The glomerular damage is focal and manifests itself with glomerular collapsing and sclerosis; the tubule is atrophic.
Hypertensive nephropathy is probably caused by multiple mechanisms including ischaemia with glomerular hypoperfusion (particularly in patients with nephrovascular hypertension), glomerular hypertension (resulting from inappropriate vasoconstriction of the afferent arteriole) hypercholesterolaemia, endothelial dysfunction with intracapillary thrombosis, increased passage of macromolecules in the mesangium and Bowman’s capsule, which stimulates synthesis of matrix components and tubular damage.
From a clinical point of view, the diagnosis of hypertensive nephropathy is mostly presumptive
Urine examination allows other causes of nephropathy to be ruled out: the presence of a modest proteinuria (1.5-2 g/day) without cylindruria is, however, common.
Some hypertensives have a higher than normal urinary albumin excretion (15 mg/min), but this is not detectable with the standard stick examination.
The presence of microalbuminuria (range 30-300 mg/min) is accompanied by increased cardiovascular risk and is probably an expression of multidistrict endothelial damage.

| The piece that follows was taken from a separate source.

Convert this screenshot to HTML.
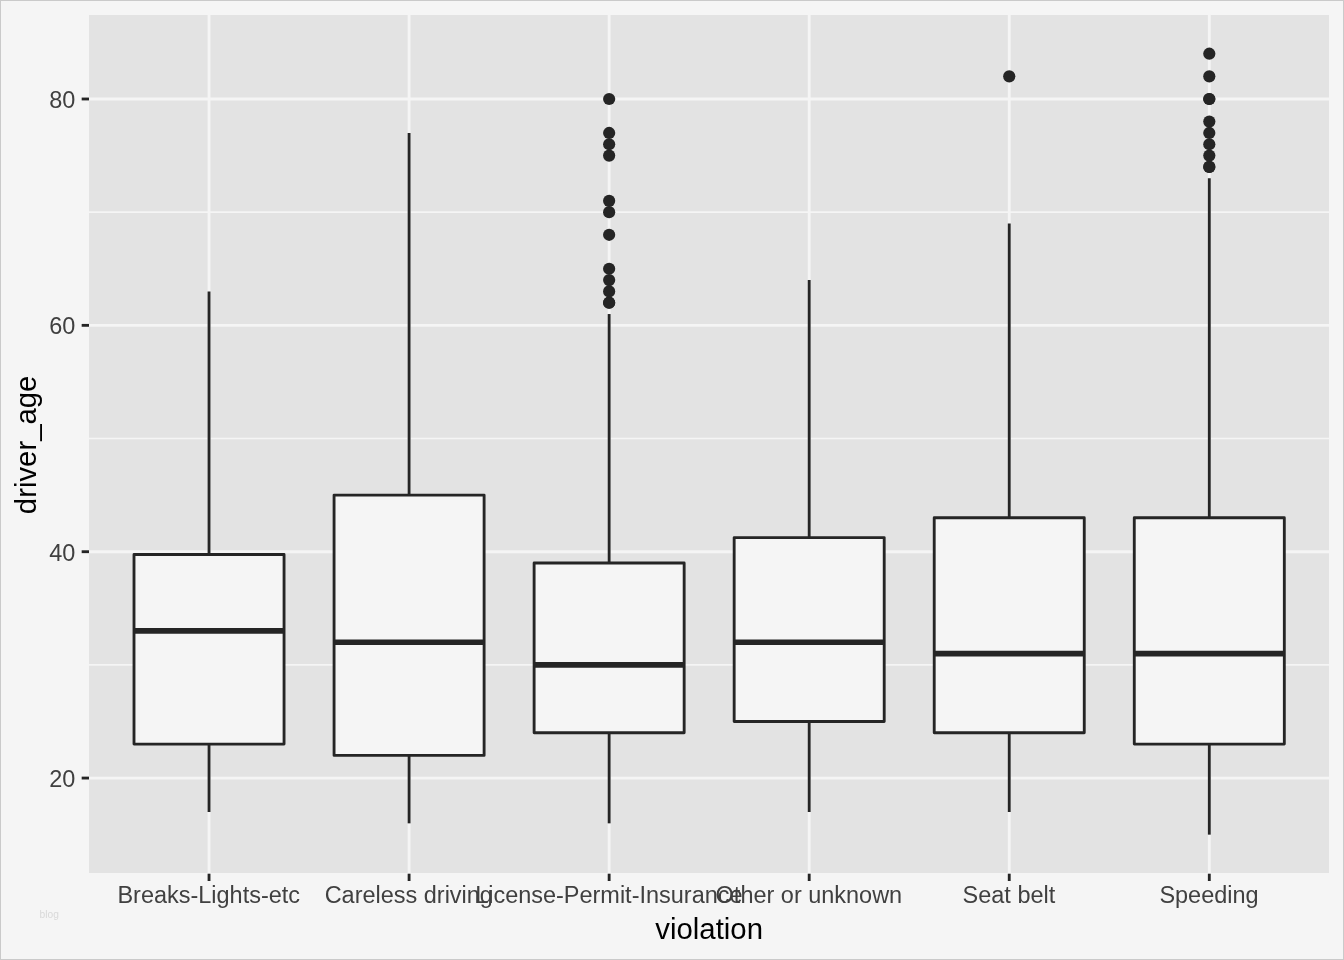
<!DOCTYPE html>
<html><head><meta charset="utf-8"><title>boxplot</title>
<style>
html,body{margin:0;padding:0;background:#f5f5f5;}
body{width:1344px;height:960px;overflow:hidden;font-family:"Liberation Sans",sans-serif;}
svg{display:block;will-change:transform;}
text{font-family:"Liberation Sans",sans-serif;}
</style></head><body>
<svg width="1344" height="960" viewBox="0 0 1344 960">
<rect x="0" y="0" width="1344" height="960" fill="#f5f5f5"/>
<rect x="0.5" y="0.5" width="1343" height="959" fill="none" stroke="#cacaca" stroke-width="1"/>
<rect x="89" y="15" width="1240" height="858" fill="#e3e3e3"/>

<g stroke="#f5f5f5" stroke-width="1.6">
<line x1="89.0" x2="1329.33" y1="664.88" y2="664.88"/>
<line x1="89.0" x2="1329.33" y1="438.53" y2="438.53"/>
<line x1="89.0" x2="1329.33" y1="212.17" y2="212.17"/>
</g>
<g stroke="#f5f5f5" stroke-width="2.85">
<line x1="89.0" x2="1329.33" y1="778.06" y2="778.06"/>
<line x1="89.0" x2="1329.33" y1="551.71" y2="551.71"/>
<line x1="89.0" x2="1329.33" y1="325.35" y2="325.35"/>
<line x1="89.0" x2="1329.33" y1="98.99" y2="98.99"/>
<line x1="209.03" x2="209.03" y1="14.67" y2="873.7"/>
<line x1="409.09" x2="409.09" y1="14.67" y2="873.7"/>
<line x1="609.14" x2="609.14" y1="14.67" y2="873.7"/>
<line x1="809.19" x2="809.19" y1="14.67" y2="873.7"/>
<line x1="1009.24" x2="1009.24" y1="14.67" y2="873.7"/>
<line x1="1209.30" x2="1209.30" y1="14.67" y2="873.7"/>
</g>
<g stroke="#252525" fill="none">
<g fill="#252525" stroke="none">
</g>
<line x1="209.03" x2="209.03" y1="291.39" y2="554.53" stroke-width="2.85"/>
<line x1="209.03" x2="209.03" y1="744.11" y2="812.02" stroke-width="2.85"/>
<rect x="134.01" y="554.53" width="150.04" height="189.58" fill="#f5f5f5" stroke-width="2.85" stroke-linejoin="round"/>
<line x1="134.01" x2="284.05" y1="630.93" y2="630.93" stroke-width="5.7"/>
</g>
<g stroke="#252525" fill="none">
<g fill="#252525" stroke="none">
</g>
<line x1="409.09" x2="409.09" y1="132.94" y2="495.12" stroke-width="2.85"/>
<line x1="409.09" x2="409.09" y1="755.43" y2="823.34" stroke-width="2.85"/>
<rect x="334.07" y="495.12" width="150.04" height="260.31" fill="#f5f5f5" stroke-width="2.85" stroke-linejoin="round"/>
<line x1="334.07" x2="484.11" y1="642.25" y2="642.25" stroke-width="5.7"/>
</g>
<g stroke="#252525" fill="none">
<g fill="#252525" stroke="none">
<circle cx="609.14" cy="302.71" r="6.1"/>
<circle cx="609.14" cy="302.71" r="6.1"/>
<circle cx="609.14" cy="291.39" r="6.1"/>
<circle cx="609.14" cy="280.08" r="6.1"/>
<circle cx="609.14" cy="268.76" r="6.1"/>
<circle cx="609.14" cy="234.80" r="6.1"/>
<circle cx="609.14" cy="212.17" r="6.1"/>
<circle cx="609.14" cy="200.85" r="6.1"/>
<circle cx="609.14" cy="155.58" r="6.1"/>
<circle cx="609.14" cy="144.26" r="6.1"/>
<circle cx="609.14" cy="132.94" r="6.1"/>
<circle cx="609.14" cy="98.99" r="6.1"/>
</g>
<line x1="609.14" x2="609.14" y1="314.03" y2="563.02" stroke-width="2.85"/>
<line x1="609.14" x2="609.14" y1="732.79" y2="823.34" stroke-width="2.85"/>
<rect x="534.12" y="563.02" width="150.04" height="169.77" fill="#f5f5f5" stroke-width="2.85" stroke-linejoin="round"/>
<line x1="534.12" x2="684.16" y1="664.88" y2="664.88" stroke-width="5.7"/>
</g>
<g stroke="#252525" fill="none">
<g fill="#252525" stroke="none">
</g>
<line x1="809.19" x2="809.19" y1="280.08" y2="537.56" stroke-width="2.85"/>
<line x1="809.19" x2="809.19" y1="721.47" y2="812.02" stroke-width="2.85"/>
<rect x="734.17" y="537.56" width="150.04" height="183.92" fill="#f5f5f5" stroke-width="2.85" stroke-linejoin="round"/>
<line x1="734.17" x2="884.21" y1="642.25" y2="642.25" stroke-width="5.7"/>
</g>
<g stroke="#252525" fill="none">
<g fill="#252525" stroke="none">
<circle cx="1009.24" cy="76.35" r="6.1"/>
</g>
<line x1="1009.24" x2="1009.24" y1="223.49" y2="517.75" stroke-width="2.85"/>
<line x1="1009.24" x2="1009.24" y1="732.79" y2="812.02" stroke-width="2.85"/>
<rect x="934.22" y="517.75" width="150.04" height="215.04" fill="#f5f5f5" stroke-width="2.85" stroke-linejoin="round"/>
<line x1="934.22" x2="1084.26" y1="653.57" y2="653.57" stroke-width="5.7"/>
</g>
<g stroke="#252525" fill="none">
<g fill="#252525" stroke="none">
<circle cx="1209.30" cy="166.90" r="6.1"/>
<circle cx="1209.30" cy="166.90" r="6.1"/>
<circle cx="1209.30" cy="155.58" r="6.1"/>
<circle cx="1209.30" cy="144.26" r="6.1"/>
<circle cx="1209.30" cy="132.94" r="6.1"/>
<circle cx="1209.30" cy="121.62" r="6.1"/>
<circle cx="1209.30" cy="98.99" r="6.1"/>
<circle cx="1209.30" cy="98.99" r="6.1"/>
<circle cx="1209.30" cy="76.35" r="6.1"/>
<circle cx="1209.30" cy="53.72" r="6.1"/>
</g>
<line x1="1209.30" x2="1209.30" y1="178.21" y2="517.75" stroke-width="2.85"/>
<line x1="1209.30" x2="1209.30" y1="744.11" y2="834.65" stroke-width="2.85"/>
<rect x="1134.28" y="517.75" width="150.04" height="226.36" fill="#f5f5f5" stroke-width="2.85" stroke-linejoin="round"/>
<line x1="1134.28" x2="1284.32" y1="653.57" y2="653.57" stroke-width="5.7"/>
</g>
<g stroke="#252525" stroke-width="2.85">
<line x1="81.67" x2="89.0" y1="778.06" y2="778.06"/>
<line x1="81.67" x2="89.0" y1="551.71" y2="551.71"/>
<line x1="81.67" x2="89.0" y1="325.35" y2="325.35"/>
<line x1="81.67" x2="89.0" y1="98.99" y2="98.99"/>
<line x1="209.03" x2="209.03" y1="873.7" y2="881.03"/>
<line x1="409.09" x2="409.09" y1="873.7" y2="881.03"/>
<line x1="609.14" x2="609.14" y1="873.7" y2="881.03"/>
<line x1="809.19" x2="809.19" y1="873.7" y2="881.03"/>
<line x1="1009.24" x2="1009.24" y1="873.7" y2="881.03"/>
<line x1="1209.30" x2="1209.30" y1="873.7" y2="881.03"/>
</g>
<g fill="#404040" font-size="23.47px">
<text x="75.4" y="786.86" text-anchor="end">20</text>
<text x="75.4" y="560.51" text-anchor="end">40</text>
<text x="75.4" y="334.15" text-anchor="end">60</text>
<text x="75.4" y="107.79" text-anchor="end">80</text>
<text x="208.73" y="903.3" text-anchor="middle">Breaks-Lights-etc</text>
<text x="408.79" y="903.3" text-anchor="middle">Careless driving</text>
<text x="608.84" y="903.3" text-anchor="middle">License-Permit-Insurance</text>
<text x="808.89" y="903.3" text-anchor="middle">Other or unknown</text>
<text x="1008.94" y="903.3" text-anchor="middle">Seat belt</text>
<text x="1209.00" y="903.3" text-anchor="middle">Speeding</text>
</g>
<text x="709.16" y="939.4" text-anchor="middle" font-size="29.33px" fill="#000">violation</text>
<text transform="translate(36,444.88) rotate(-90)" text-anchor="middle" font-size="29.33px" fill="#000">driver_age</text>
<text x="39.6" y="917.8" font-size="10.2px" fill="#d9d9d9">blog</text>
</svg></body></html>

Diagnostic radiology does not help in the definition of hypertensive nephropathy but allows other causes of renal disease to be ruled out.
Biopsy examination is often of little use. The diagnosis of hypertensive nephropathy is therefore often presumptive and only an adequate follow-up of hypertensive patients will make it possible to document its true incidence in the population and the long-term effects of antihypertensive therapy.
Cerebral complications related to hypertension
The risk of death and permanent neurological damage from cerebrovascular disease increases progressively with age, and in the elderly cerebrovascular accidents account for 20% of the causes of death.
In stroke survivors, permanent neurological damage represents an individual and social cost that is difficult to calculate.
Hypertension is the main risk factor for vascular cerebropathy, but hypertension therapy, as it has been conducted so far, has only reduced the number of cerebrovascular accidents in the population by 40%.
This suggests that the control of hypertension is still inadequate, that the antihypertensive drugs used so far have undesirable effects that mitigate their potential benefits, and that not all cardiovascular risk factors are yet fully understood.
The cerebral diseases associated with high blood pressure are: atherothrombotic cerebral infarction, cerebral thromboembolism, cerebral haemorrhage, subarachnoid haemorrhage, and transient ischaemic attack.
Stroke is the most frequent brain injury in white hypertensives with moderate and mild hypertension.
However, the overall risk of stroke in a hypertensive person is about half that of myocardial infarction.
The incidence is about 2% per year in patients with moderate hypertension and 0.5% in patients with mild hypertension
The most frequent cerebrovascular accidents are cerebral infarctions.
They originate from atherothrombosis of the large intracranial vessels and manifest clinically as overt strokes, lacunar infarcts and transient ischaemic attacks.
Although multifactorial in origin, atherothrombotic cerebral infarction is three times more frequent in hypertensives than in the normotensive, in both sexes and at all ages.
The risk increases with both increasing systolic and diastolic blood pressure.
Thromboembolism originates from thrombi in the left ventricle or left atrium if atrial fibrillation coexists.
Another source of embolus is an ulcerated plaque of the extracranial carotid arteries.
The clinical picture is that of an overt stroke or transient cerebral ischaemic attack.
Cerebral haemorrhage is a frequent complication of severe hypertension, especially in the black race.
It is mostly caused by ruptured intracerebral microaneurysms.
Subarachnoid haemorrhage is due to ruptured sacciform aneurysms of the Willis polygon, mostly on a malformative basis.
There is no definite documentation of the role of hypertension in the pathogenesis of rupture, but treatment of hypertension prevents recurrences.
Diagnosis of cerebrovascular complications of hypertension is primarily anamnestic and clinical but also takes advantage of neuroradiological and ultrasonographic methods.